Here are some inside secrets to finding local housing trends without waiting for it to hit the newspaper:
MLS auto e-mail
Your real estate agent can set you up on an automatic e-mail of listings matching certain criteria. Work with your agent to narrow the type of property you're interested in and have them set up an auto e-mail for whenever that type of property goes up for sale (or sells), you'll be notified about it. This way, you'll know exactly what's going on with properties you're looking for. The MLS contains the most accurate information of listings.

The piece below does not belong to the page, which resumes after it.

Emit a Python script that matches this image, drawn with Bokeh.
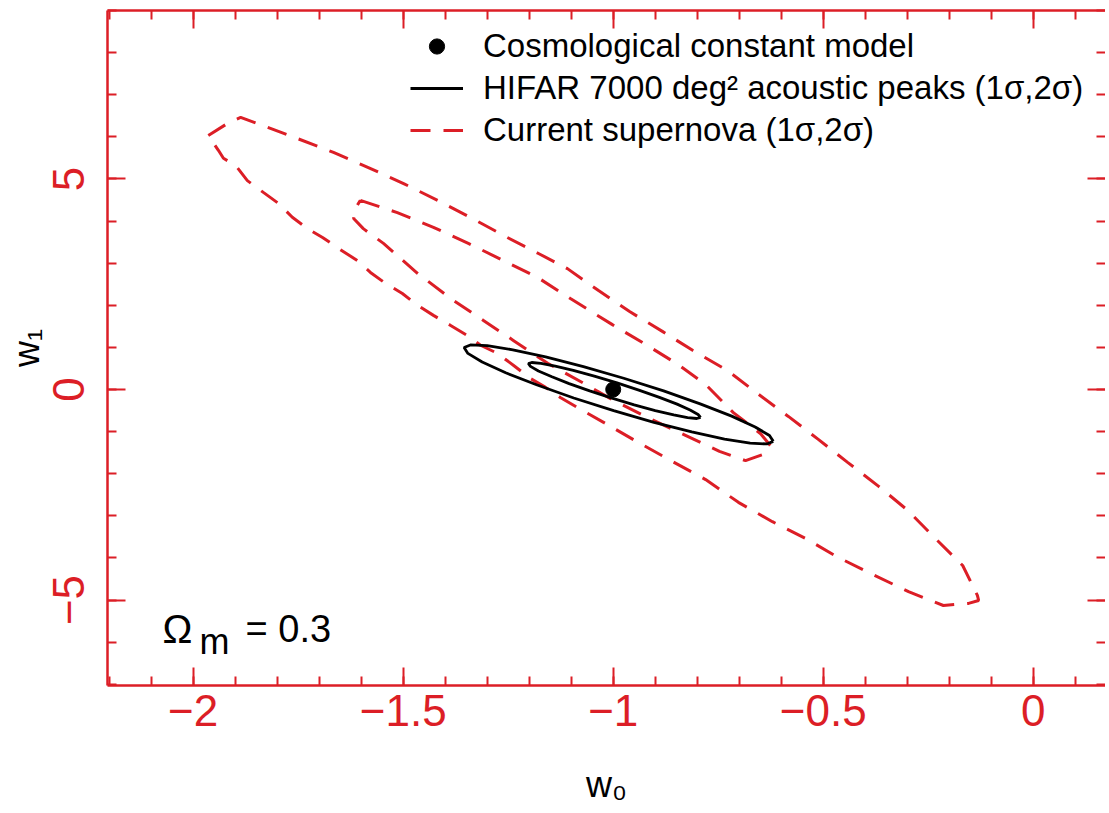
import math
from bokeh.plotting import figure
from bokeh.models import (Range1d, LinearAxis, SingleIntervalTicker, FixedTicker, Label, Legend,
                          LegendItem, CustomJSTickFormatter)
from bokeh.embed import file_html
from bokeh.resources import INLINE

RED = "#dc1e26"
FONT = "Liberation Sans"

# ---------------- data ----------------
lcdm_w0 = [-1.0]
lcdm_w1 = [0.0]

# HIFAR 7000 deg^2 acoustic peaks, 2 sigma contour
hifar2_w0 = [-0.619, -0.634, -0.674, -0.735, -0.813, -0.903, -0.999, -1.094, -1.181, -1.256,
             -1.312, -1.346, -1.355, -1.340, -1.300, -1.239, -1.161, -1.071, -0.975, -0.880,
             -0.793, -0.718, -0.662, -0.628]
hifar2_w1 = [-1.232, -1.294, -1.276, -1.179, -1.009, -0.779, -0.504, -0.203, 0.105, 0.396,
             0.653, 0.857, 0.995, 1.057, 1.039, 0.942, 0.772, 0.542, 0.267, -0.034,
             -0.342, -0.633, -0.890, -1.094]

# HIFAR 1 sigma contour
hifar1_w0 = [-0.792, -0.801, -0.823, -0.856, -0.900, -0.950, -1.003, -1.056, -1.105, -1.146,
             -1.178, -1.197, -1.202, -1.194, -1.172, -1.138, -1.095, -1.045, -0.991, -0.939,
             -0.890, -0.848, -0.817, -0.798]
hifar1_w1 = [-0.664, -0.689, -0.668, -0.604, -0.500, -0.364, -0.205, -0.033, 0.140, 0.301,
             0.440, 0.548, 0.616, 0.641, 0.621, 0.557, 0.453, 0.317, 0.157, -0.015,
             -0.187, -0.348, -0.487, -0.595]

# Current supernova, 2 sigma contour
sn2_w0 = [-1.964, -1.918, -1.887, -1.835, -1.752, -1.666, -1.583, -1.499, -1.418, -1.335,
          -1.252, -1.178, -1.109, -1.035, -0.961, -0.883, -0.811, -0.728, -0.656, -0.583,
          -0.511, -0.442, -0.368, -0.299, -0.235, -0.168, -0.133, -0.130, -0.154,
          -0.214, -0.297, -0.383, -0.464, -0.542, -0.621, -0.702, -0.780, -0.868, -0.940,
          -1.023, -1.085, -1.126, -1.161, -1.197, -1.237, -1.276, -1.316, -1.347, -1.387,
          -1.428, -1.466, -1.502, -1.542, -1.578, -1.609, -1.654, -1.692, -1.728, -1.764,
          -1.797, -1.833, -1.871, -1.899, -1.928, -1.940]
sn2_w1 = [6.03, 6.32, 6.46, 6.27, 5.96, 5.63, 5.27, 4.89, 4.49, 4.06,
          3.61, 3.23, 2.87, 2.35, 1.85, 1.38, 0.93, 0.45, -0.10, -0.64,
          -1.19, -1.73, -2.30, -2.87, -3.52, -4.18, -4.89, -5.01, -5.08,
          -5.13, -4.80, -4.39, -3.99, -3.54, -3.14, -2.68, -2.14, -1.66, -1.26,
          -0.78, -0.43, -0.19, 0.05, 0.26, 0.57, 0.86, 1.05, 1.28, 1.52,
          1.76, 2.00, 2.28, 2.52, 2.78, 3.06, 3.35, 3.61, 3.82, 4.09,
          4.42, 4.68, 4.96, 5.32, 5.49, 5.68]

# Current supernova, 1 sigma contour
sn1_w0 = [-1.602, -1.514, -1.428, -1.345, -1.261, -1.180, -1.102, -1.002, -0.923, -0.845,
          -0.780, -0.714, -0.649, -0.626,
          -0.642, -0.685, -0.747, -0.828, -0.909, -0.999, -1.078, -1.156, -1.237, -1.309,
          -1.387, -1.466, -1.547, -1.595, -1.618, -1.614]
sn1_w1 = [4.49, 4.20, 3.85, 3.47, 3.06, 2.66, 2.16, 1.54, 1.07, 0.59,
          0.12, -0.55, -1.05, -1.33,
          -1.54, -1.69, -1.47, -1.09, -0.71, -0.26, 0.19, 0.62, 1.16, 1.64,
          2.16, 2.76, 3.47, 3.82, 4.06, 4.30]

x_ticks = [-2, -1.5, -1, -0.5, 0]
x_tick_labels = ["\u22122", "\u22121.5", "\u22121", "\u22120.5", "0"]
y_ticks = [-5, 0, 5]
y_tick_labels = ["\u22125", "0", "5"]

legend_labels = ["Cosmological constant model",
                 "HIFAR 7000 deg\u00b2 acoustic peaks (1\u03c3,2\u03c3)",
                 "Current supernova (1\u03c3,2\u03c3)"]
x_title = "w\u2080"
y_title = "w\u2081"


def closed(a):
    return list(a) + list(a[:1])


# ---------------- figure ----------------
p = figure(frame_width=998, frame_height=675,
           x_range=Range1d(-2.204, 0.172), y_range=Range1d(-7.03, 9.0),
           output_backend="svg", toolbar_location=None,
           min_border_left=107, min_border_right=0, min_border_top=10, min_border_bottom=128,
           background_fill_color="white", border_fill_color="white",
           outline_line_color=None)
p.xgrid.visible = False
p.ygrid.visible = False


def style_axis(ax, major_len=18, minor_len=9):
    ax.axis_line_color = RED
    ax.axis_line_width = 2.5
    ax.major_tick_line_color = RED
    ax.minor_tick_line_color = RED
    ax.major_tick_line_width = 2
    ax.minor_tick_line_width = 2
    ax.major_tick_in = major_len
    ax.major_tick_out = 0
    ax.minor_tick_in = minor_len
    ax.minor_tick_out = 0
    ax.major_label_text_color = RED
    ax.major_label_text_font = FONT
    ax.major_label_text_font_size = "44px"


xticker = SingleIntervalTicker(interval=0.5, num_minor_ticks=5)
yticker = SingleIntervalTicker(interval=5, num_minor_ticks=5)

bx = p.xaxis[0]
bx.ticker = xticker
style_axis(bx)
bx.major_label_overrides = dict(zip(x_ticks, x_tick_labels))
bx.major_label_standoff = 9

ly = p.yaxis[0]
ly.ticker = yticker
style_axis(ly)
ly.major_label_overrides = dict(zip(y_ticks, y_tick_labels))
ly.major_label_orientation = "vertical"
ly.major_label_standoff = 23

blank = CustomJSTickFormatter(code="return ''")
top = LinearAxis(ticker=SingleIntervalTicker(interval=0.5, num_minor_ticks=5), formatter=blank)
style_axis(top)
top.major_label_text_font_size = "1px"
top.major_label_standoff = 0
p.add_layout(top, "above")

right = LinearAxis(ticker=SingleIntervalTicker(interval=5, num_minor_ticks=5), formatter=blank)
style_axis(right)
right.axis_line_color = None
right.major_label_text_font_size = "1px"
right.major_label_standoff = 0
p.add_layout(right, "right")


# axis titles carried by tick-less helper axes (placed outside the main axes)
def title_axis(text, standoff):
    return LinearAxis(ticker=FixedTicker(ticks=[]), formatter=blank,
                      axis_line_color=None, major_tick_line_color=None,
                      minor_tick_line_color=None, major_tick_out=0, minor_tick_out=0,
                      major_label_text_font_size="1px", major_label_standoff=0,
                      axis_label=text, axis_label_standoff=standoff,
                      axis_label_text_font=FONT, axis_label_text_font_size="36px",
                      axis_label_text_font_style="normal", axis_label_text_color="black")


p.add_layout(title_axis(x_title, 35), "below")
p.add_layout(title_axis(y_title, 4), "left")

# ---------------- contours ----------------
r_sn2 = p.line(closed(sn2_w0), closed(sn2_w1), line_color=RED, line_width=3, line_dash="20 13")
r_sn1 = p.line(closed(sn1_w0), closed(sn1_w1), line_color=RED, line_width=3, line_dash="20 13")
r_h2 = p.line(closed(hifar2_w0), closed(hifar2_w1), line_color="black", line_width=2.8)
r_h1 = p.line(closed(hifar1_w0), closed(hifar1_w1), line_color="black", line_width=2.8)
r_dot = p.scatter(lcdm_w0, lcdm_w1, size=15, color="black")

# ---------------- legend ----------------
legend = Legend(items=[LegendItem(label=legend_labels[0], renderers=[r_dot]),
                       LegendItem(label=legend_labels[1], renderers=[r_h1]),
                       LegendItem(label=legend_labels[2], renderers=[r_sn1])],
                location=(303, 536))
legend.label_text_font = FONT
legend.label_text_font_size = "33px"
legend.label_text_color = "black"
legend.glyph_width = 53
legend.glyph_height = 38
legend.label_height = 38
legend.label_standoff = 20
legend.spacing = 4
legend.padding = 0
legend.margin = 0
legend.border_line_color = None
legend.background_fill_alpha = 0
p.add_layout(legend)

# ---------------- Omega_m annotation ----------------
def lab(x, y, t, size, align="center"):
    p.add_layout(Label(x=x, y=y, x_units="screen", y_units="screen", text=t,
                       text_font=FONT, text_font_size=size, text_color="black",
                       text_align=align, text_baseline="middle"))

lab(70, 57, "\u03a9", "40px")
lab(107, 44, "m", "36px")
lab(138, 57, "= 0.3", "38px", align="left")

open("out.html", "w").write(file_html(p, INLINE))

Go to the building department
The local building department is a great place to look for trends, such as increased spending on construction. You can also check the HUD office, the Department of Labor, and other locations for information on where money is being spent (and equally important, where it's not). Using this information you can look for neighborhoods low on inventory, that can expect to see more inventory, and for neighborhoods that are untapped gems.
Look for business closures and openings
While the loss of 500 jobs in Los Angeles won't change much, it can have a devastating effect on many suburbs and rural communities. If you're looking for a home at a lower price, you might help someone whose job just left and left them unemployed. It might seem morbid, but offering someone a reasonable price is better than foreclosure. Conversely, a large business opening will draw people to the area. That can drive prices up. If you're thinking of selling your home, wait for an announced business to hire and you'll get a better price.
Look online for trends and data
There are lots of people online talking about local trends. Look for local real estate agents, mortgage brokers, and journalists discussing your area and read what they're saying. They're in the business already. If they're your professional peer, it can be a great way to know what other offices are doing. If you're thinking of selling or buying, this can be a resource for what to expect.
In short, information is power. Keep track of everything in your area so you can see what's happening and what's likely to happen. If you're a real estate professional, you can use that information in your work. If you're a buyer or a seller, you'll be able to decide what to pay and what to ask for.